Glen Campbell's Poignant Farewell

Thursday, 23 June 2011 04:40 AM Written by 

Glen Campbell's official revelation of his Alzheimer's diagnosis is tragic for a number of reasons.  2008 saw him roar back with a powerful mainstream album titled Meet Glen Campbell that placed him in a solidly contemporary framework for the first time in decades, covering material by Green Day, Tom Petty, Jackson Browne, U2, the Replacements, etc.   I thought—and still think—it was a remarkable comeback.

A Campbell farewell tour had been announced several months ago along with announcement of his next album, Ghost on the Canvas, produced by Julian Raymond, who produced Meet. I found a farewell tour surprising, given his age and the album's success, seemingly a solid foundation for a third-act career renaissance. Until yesterday, there'd been no mention of Alzehimer's.  His courage in proceeding with the tour speaks volumes, though it's hardly surprising given his emergence from humble beginnings in Delight, Arkansas.

Here's an early 60's Campbell performance from his time as a regular on Star Route, a syndicated TV program that emphasized West Coast country artists.


Meet Glen Campbell's rock and pop content no doubt surprised some older fans, but it wasn't much of a stretch, given this January 20, 1965 rendition of Roy Orbison's "Dream Baby" from the ABC Shindig program.

In the 60's Campbell was part of the "Wrecking Crew," the famous LA studio band who played on records by The Beach Boys (including Pet Sounds), the Righteous Brothers and other Phil Spector acts, Dean Martin, Frank Sinatra,  Nancy Sinatra, the Monkees and the Byrds.  

Note: a documentary on this extraordinary group of players (with Campbell included) is scheduled for Duquesne University next month. Expect added coverage in coming weeks.

Campbell's early country-pop hits "By the Time I Get to Phoenix" and "Wichita Lineman" were a bit too slick for me, but they revealed Hollywood could give Nashville a run for its money when it came to producing pop-flavored country hits.  During its 1969-1972 lifespan, his CBS variety show The Glen Campbell Goodtime Hour ran the gamut: mainstream showbiz types (actors, singers, comedians). An unknown Steve Martin was one of its writers.  

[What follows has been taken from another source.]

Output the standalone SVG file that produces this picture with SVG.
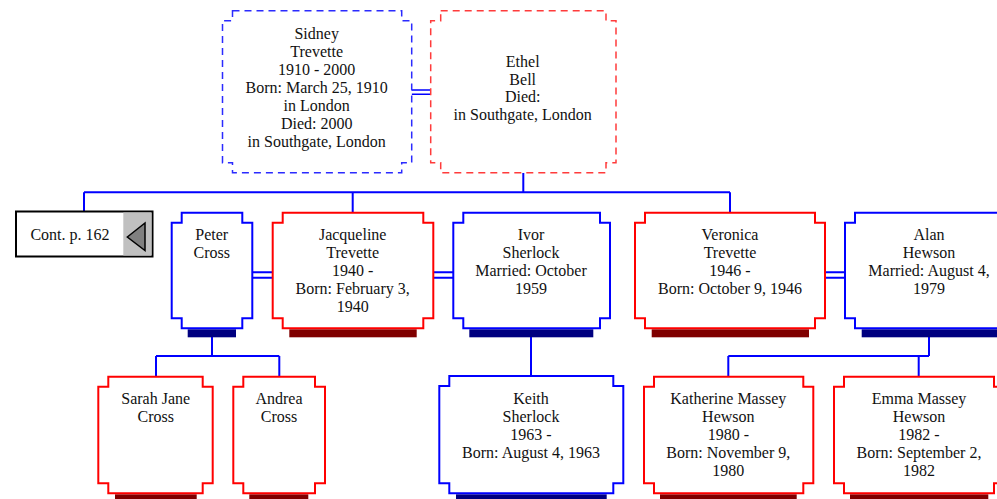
<svg xmlns="http://www.w3.org/2000/svg" width="997" height="499" viewBox="0 0 997 499">
<style>
.t{font-family:"Liberation Serif","Times New Roman",serif;font-size:16px;fill:#111;text-anchor:middle}
.bm{fill:#fff;stroke:#0000ff;stroke-width:2}
.bf{fill:#fff;stroke:#ff0000;stroke-width:2}
.dm{fill:#fff;stroke:#2b2bff;stroke-width:1.5;stroke-dasharray:7 5}
.df{fill:#fff;stroke:#ff3b3b;stroke-width:1.5;stroke-dasharray:7 5}
.sm{fill:#000080}
.sf{fill:#800000}
.c{fill:none;stroke:#0000ff;stroke-width:2}
.c2{fill:none;stroke:#0000ff;stroke-width:1.5}
</style>
<rect width="997" height="499" fill="#fff"/>
<g id="connectors">
<path class="c2" d="M411.5,90H430.5M411.5,94.3H430.5"/>
<path class="c" d="M523.3,173V192.3M84,192.3H730M84,192.3V211.5M352.7,192.3V212.7M730,192.3V212.7"/>
<path class="c" d="M252.3,272.3H272.7M252.3,277.7H272.7"/>
<path class="c" d="M433.3,272.3H453.3M433.3,277.7H453.3"/>
<path class="c" d="M825,272.3H845M825,277.7H845"/>
<path class="c" d="M212,337V356M156,356H279.3M156,356V376.7M279.3,356V376.7"/>
<path class="c" d="M531,337V376"/>
<path class="c" d="M929,337V356M728.3,356H929M728.3,356V376.7M918.7,356V376.7"/>
</g>
<g id="sidney">
<path class="dm" d="M232.5,10.7H401.7V20.7H411.7V162.7H401.7V172.7H232.5V162.7H222.5V20.7H232.5Z"/>
<text class="t" x="316.7" y="39.3">Sidney</text>
<text class="t" x="316.7" y="57.3">Trevette</text>
<text class="t" x="316.7" y="75.3">1910 - 2000</text>
<text class="t" x="316.7" y="93.3">Born: March 25, 1910</text>
<text class="t" x="316.7" y="111.3">in London</text>
<text class="t" x="316.7" y="129.3">Died: 2000</text>
<text class="t" x="316.7" y="147.3">in Southgate, London</text>
</g>
<g id="ethel">
<path class="df" d="M440.7,10.7H606V20.7H616V162.7H606V172.7H440.7V162.7H430.7V20.7H440.7Z"/>
<text class="t" x="522.7" y="66.8">Ethel</text>
<text class="t" x="522.7" y="84.6">Bell</text>
<text class="t" x="522.7" y="102.4">Died:</text>
<text class="t" x="522.7" y="120.2">in Southgate, London</text>
</g>
<g id="cont">
<rect x="16" y="211.5" width="136.5" height="45" fill="#fff" stroke="#000" stroke-width="2"/>
<rect x="123.3" y="212.5" width="28.2" height="43" fill="#c0c0c0"/>
<polygon points="127.3,237 145,223 145,250.5" fill="#808080" stroke="#000" stroke-width="1.5"/>
<text class="t" x="70" y="240">Cont. p. 162</text>
</g>
<g id="peter">
<rect class="sm" x="187.7" y="329.3" width="48.3" height="8"/>
<path class="bm" d="M181.7,212.7H242.3V222.7H252.3V318.3H242.3V328.3H181.7V318.3H171.7V222.7H181.7Z"/>
<text class="t" x="211.7" y="239.5">Peter</text>
<text class="t" x="211.7" y="257.5">Cross</text>
</g>
<g id="jacqueline">
<rect class="sf" x="289.3" y="329.3" width="127.4" height="8"/>
<path class="bf" d="M282.7,212.7H423.3V222.7H433.3V318.3H423.3V328.3H282.7V318.3H272.7V222.7H282.7Z"/>
<text class="t" x="352.7" y="239.5">Jacqueline</text>
<text class="t" x="352.7" y="257.5">Trevette</text>
<text class="t" x="352.7" y="275.5">1940 -</text>
<text class="t" x="352.7" y="293.5">Born: February 3,</text>
<text class="t" x="352.7" y="311.5">1940</text>
</g>
<g id="ivor">
<rect class="sm" x="469.3" y="329.3" width="124" height="8"/>
<path class="bm" d="M463.3,212.7H600V222.7H610V318.3H600V328.3H463.3V318.3H453.3V222.7H463.3Z"/>
<text class="t" x="531" y="239.5">Ivor</text>
<text class="t" x="531" y="257.5">Sherlock</text>
<text class="t" x="531" y="275.5">Married: October</text>
<text class="t" x="531" y="293.5">1959</text>
</g>
<g id="veronica">
<rect class="sf" x="651.7" y="329.3" width="157.3" height="8"/>
<path class="bf" d="M645,212.7H815V222.7H825V318.3H815V328.3H645V318.3H635V222.7H645Z"/>
<text class="t" x="730" y="239.5">Veronica</text>
<text class="t" x="730" y="257.5">Trevette</text>
<text class="t" x="730" y="275.5">1946 -</text>
<text class="t" x="730" y="293.5">Born: October 9, 1946</text>
</g>
<g id="alan">
<rect class="sm" x="861.7" y="329.3" width="135.3" height="8"/>
<path class="bm" d="M855,212.7H1003V222.7H1013V318.3H1003V328.3H855V318.3H845V222.7H855Z"/>
<text class="t" x="929" y="239.5">Alan</text>
<text class="t" x="929" y="257.5">Hewson</text>
<text class="t" x="929" y="275.5">Married: August 4,</text>
<text class="t" x="929" y="293.5">1979</text>
</g>
<g id="sarah">
<rect class="sf" x="115" y="494.3" width="81.7" height="6"/>
<path class="bf" d="M108.3,376.7H202.7V386.7H212.7V483.3H202.7V493.3H108.3V483.3H98.3V386.7H108.3Z"/>
<text class="t" x="155.7" y="404">Sarah Jane</text>
<text class="t" x="155.7" y="422">Cross</text>
</g>
<g id="andrea">
<rect class="sf" x="249.3" y="494.3" width="59" height="6"/>
<path class="bf" d="M243.3,376.7H315V386.7H325V483.3H315V493.3H243.3V483.3H233.3V386.7H243.3Z"/>
<text class="t" x="279" y="404">Andrea</text>
<text class="t" x="279" y="422">Cross</text>
</g>
<g id="keith">
<rect class="sm" x="456" y="494.3" width="150.7" height="6"/>
<path class="bm" d="M449.3,376H613.3V386H623.3V483.3H613.3V493.3H449.3V483.3H439.3V386H449.3Z"/>
<text class="t" x="531" y="404">Keith</text>
<text class="t" x="531" y="422">Sherlock</text>
<text class="t" x="531" y="440">1963 -</text>
<text class="t" x="531" y="458">Born: August 4, 1963</text>
</g>
<g id="katherine">
<rect class="sf" x="660" y="494.3" width="136.7" height="6"/>
<path class="bf" d="M654,376.7H803.3V386.7H813.3V483.3H803.3V493.3H654V483.3H644V386.7H654Z"/>
<text class="t" x="728.3" y="404">Katherine Massey</text>
<text class="t" x="728.3" y="422">Hewson</text>
<text class="t" x="728.3" y="440">1980 -</text>
<text class="t" x="728.3" y="458">Born: November 9,</text>
<text class="t" x="728.3" y="476">1980</text>
</g>
<g id="emma">
<rect class="sf" x="850" y="494.3" width="138.3" height="6"/>
<path class="bf" d="M844,376.7H994V386.7H1004V483.3H994V493.3H844V483.3H834V386.7H844Z"/>
<text class="t" x="919" y="404">Emma Massey</text>
<text class="t" x="919" y="422">Hewson</text>
<text class="t" x="919" y="440">1982 -</text>
<text class="t" x="919" y="458">Born: September 2,</text>
<text class="t" x="919" y="476">1982</text>
</g>
</svg>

"Gentle On My Mind" was the Goodtime Hour theme, a Campbell hit I always liked. Here, from this clip of the show, it's sung all the way through by Glen and the song's composer, the late (and incomparable) John Hartford, who a Goodtime Hour regular for a while before becoming a giant of bluegrass and old-timey music.

 

Of course his playing, despite the ravages of time and age, has never been less than inspired. This is Campbell and daughter Ashley's performance of "Dueling Banjos," retitled "Dueling Banjo and Guitar," last year in Nevada.

 

I really don't want this to sound like a eulogy, not when he's hitting the road and has a new album coming at summer's end.  Campbell's clearly at the sunset of his career. Yet given the somber circumstances, it's satisfying he's at least able to enjoy the kind of valedictory tour many aging veterans want, but few ever get.

This is his rendition of Green Day's "Good Riddance (The Time of Your Life),"  one of the highlights of the 2008 album. Is the song pop? Of course. Is his performance country? Damn straight.